Uma vaga de calor quase extremo pôs o país a tremer, não de frio mas de medo e insegurança: mais mortos (do que o habitual), incêndios desgastantes e sinistros, prejuízo nos meios rurais, agravamento das condições climatéricas… à mistura com alterações repentinas nas festas populares (religiosas ou outras), horas a fio nas televisões com cenas de horror e terror, nada parecendo de diferente de outros anos, pois a memória é curta e tantas vezes voraz.
1. Rapidamente foi ultrapassada a fasquia do território ardido anteriormente – seja por comparação homóloga, seja no âmbito geral – embora a incidência das deflagrações varie pouco da região norte e até à zona centro do país: as memórias fazem-se de ciclos de dez anos, comparando o agora com o antes. Os intervenientes são quase sempre os mesmos: bombeiros, elementos da Guarda Republicana, meios aéreos (aviões e helicópteros), autarcas atingidos, populações fustigadas e uns tais abutres sedentos por tragédia, situações de crise e, se possível, mortes, esses a que ainda chamam de comunicação social, nada divergindo nas imagens, embora coloquem maior ou menor carga sopra dos estúdios sem outras notícias…
2. Tomando por referência o aparecimento das localidades nas notícias, tenho a impressão que muitos dos fogos diminuiriam se aparecessem menos nas televisões, pois aqueles acontecimentos podem ser oportunidade de que uma determinada terra apareça nas notícias, saindo, assim, do anonimato e dando cobertura a alguma faceta turística a apresentar. Ainda fumegavam as últimas estevas e já os ‘passadiços do Paiva’ se tornavam atração para turistas nacionais e estrangeiros… Por que não fazem autocensura as televisões para não alarmarem o resto do país? Por que não reduzem ao mínimo as imagens de fogos, isso não contribuiria para apagar pretensões de certos interesses nem sempre claros? Não será, minimamente, doentio explorar os sentimentos de perda de tantas pessoas atingidas pelos incêndios? Vivendo na era do espetáculo dá a impressão que tudo serve para influenciar… até um dia!
3. Tem vindo a acontecer com maior regularidade a suspensão de uso de fogo-de-artifício por ocasião dos tempos de incêndios. Em muitos casos o condicionamento aconteceu por breves dias, só que isso pode atingir a realização de alguma festa (religiosa ou popular), suspendendo, de forma geral e de momentos especial, o manuseamento de foguetes e de outros artefactos. Não seria de considerar que as ‘comissões de festas’ e os respetivos pirotécnicos tivessem essa possibilidade logo na hora dos contratos? Talvez dessa forma se defendessem todos e os que são impedidos de usar foguetes se pudessem salvaguardar junto das populações e das autoridades. A fasquia de ter muitos foguetes deixaria de contar para a classificação popular das festas realizadas! Já que o bom senso não impera de uma forma poderia ser servido de outra…

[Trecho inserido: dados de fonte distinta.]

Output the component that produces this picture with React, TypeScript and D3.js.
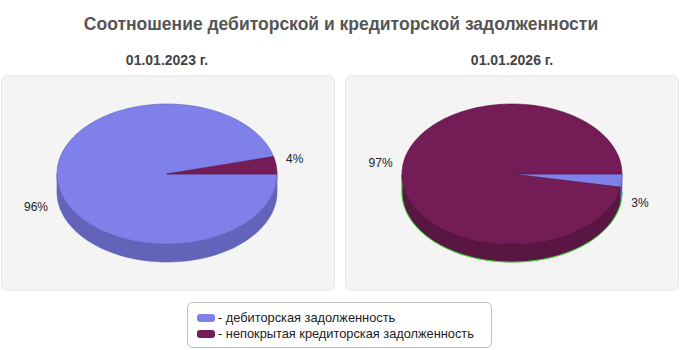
import React from "react";
import * as d3 from "d3";

const title = "Соотношение дебиторской и кредиторской задолженности";
const seriesNames = ["дебиторская задолженность", "непокрытая кредиторская задолженность"];
const chartDates = ["01.01.2023 г.", "01.01.2026 г."];
const values2023 = [96, 4];
const values2026 = [3, 97];
const topColors = ["#7f80ea", "#741c55"];
const sideColors = ["#6364b9", "#5a1642"];
const strokeColors = ["#5b5db8", "#5a1040"];

const W = 680;
const H = 350;

type PieProps = { cx: number; cy: number; values: number[]; label: string; panelX: number; edge?: string };

function Pie3D({ cx, cy, values, label, panelX, edge }: PieProps) {
  const rx = 110, ry = 70, depth = 18;
  const pie = d3.pie<number>().sort(null).value((d) => d).startAngle(Math.PI / 2).endAngle(Math.PI / 2 + 2 * Math.PI);
  const arcs = pie(values);
  const pt = (a: number, dy = 0): [number, number] => [cx + rx * Math.sin(a), cy - ry * Math.cos(a) + dy];
  const line = d3.line();
  const sample = (a0: number, a1: number, dy = 0) => {
    const n = Math.max(2, Math.ceil(((a1 - a0) / (2 * Math.PI)) * 180));
    return d3.range(n + 1).map((i) => pt(a0 + ((a1 - a0) * i) / n, dy));
  };
  const sides: JSX.Element[] = [];
  const tops: JSX.Element[] = [];
  const labels: JSX.Element[] = [];
  const fmt = d3.format(".0f");
  const total = d3.sum(values);
  let edgePath: string | null = null;
  arcs.forEach((a, i) => {
    const s = Math.max(a.startAngle, Math.PI / 2);
    const e = Math.min(a.endAngle, (3 * Math.PI) / 2);
    if (s < e) {
      const pts = [...sample(s, e), ...sample(s, e, depth).reverse()];
      sides.push(<path key={"s" + i} d={line(pts) + "Z"} fill={sideColors[i]} stroke={strokeColors[i]} strokeWidth={0.6} />);
    }
    const tp = [[cx, cy] as [number, number], ...sample(a.startAngle, a.endAngle)];
    tops.push(<path key={"t" + i} d={line(tp) + "Z"} fill={topColors[i]} stroke={strokeColors[i]} strokeWidth={0.6} />);
    const mid = (a.startAngle + a.endAngle) / 2;
    const sx = Math.sin(mid), cyv = -Math.cos(mid);
    const lx = cx + sx * rx * 1.09;
    const ly = cy + cyv * ry * 1.7 + (cyv > 0 ? depth : 0);
    labels.push(
      <text key={"l" + i} x={lx} y={ly} dy="0.35em" textAnchor={sx >= 0 ? "start" : "end"} fontSize={12} fill="#222">
        {fmt((a.data / total) * 100)}%
      </text>
    );
  });
  if (edge) {
    const pts = [pt(3 * Math.PI / 2, 0), ...sample(Math.PI / 2, (3 * Math.PI) / 2, depth).reverse()];
    edgePath = line(pts);
  }
  return (
    <g>
      <rect x={panelX} y={76} width={333} height={214} rx={6} fill="#f4f4f4" stroke="#e2e2e2" strokeWidth={1} />
      <text x={cx} y={60} dy="0.35em" textAnchor="middle" fontSize={14} fontWeight="bold" fill="#444">{label}</text>
      {sides}
      {edgePath && <path d={edgePath} fill="none" stroke={edge} strokeWidth={0.9} />}
      {tops}
      {labels}
    </g>
  );
}

export default function App() {
  return (
    <svg width={W} height={H} style={{ position: "absolute", left: 0, top: 0, fontFamily: "Arial, 'Liberation Sans', sans-serif" }}>
      <rect width={W} height={H} fill="#fff" />
      <text x={341} y={24} dy="0.35em" textAnchor="middle" fontSize={17.5} fontWeight="bold" fill="#555">{title}</text>
      <Pie3D cx={167} cy={174} values={values2023} label={chartDates[0]} panelX={1.5} />
      <Pie3D cx={512} cy={174} values={values2026} label={chartDates[1]} panelX={345.5} edge="#22ee22" />
      <g>
        <rect x={187.5} y={302.5} width={304} height={45} rx={5} fill="#fff" stroke="#bbb" />
        {seriesNames.map((n, i) => (
          <g key={n}>
            <rect x={197} y={314 + i * 16} width={18} height={8} rx={3} fill={topColors[i]} />
            <text x={218} y={318 + i * 16} dy="0.35em" fontSize={12.8} fill="#222">- {n}</text>
          </g>
        ))}
      </g>
    </svg>
  );
}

4. Se há momento em que podemos constatar que somos um país bipolar – na mentalidade, na cultura e nos indícios – é por ocasião dos incêndios florestais: uns que lutam contra o fogo e outros que se deliciam com as praias e lugares de veraneio; uns que combatem as chamas propagadas nos montes e serras abandonadas do interior desertificado e outros (talvez desses que figuram para o litoral abandonando terras e campos) aligeirando as culpas com viverem noutros espaços urbanizados, sabe lá a que custo; uns lutando contra os sinais de mudanças climáticas e outros usufruindo das condições que essas lhes criaram para ser divertirem…
5. Pena é que os legisladores, os políticos e mesmo os autarcas, se esqueçam de onde vieram, pois a raízes de boa parte deles está infundida nas terras que agora ardem e para as quais pouco ou nada fizeram senão terem dados aos invasores das metrópoles de média qualidade aquilo de que poderiam usufruir nos espaços que lhes falam de memória. Temos o que merecemos e pouco ou nada temos feitos para inverter a inclinação para a orla marítima, antes pelo contrário deixamo-nos manipular pelas ‘regalias’ urbanas e abandonamos aquilo que nos faz ser. Temos muito a refletir e a aprender, mesmo naquilo que à Igreja (católica ou outra) diz respeito: o país treme de calor e poderá perder a identidade senão ousar mudar!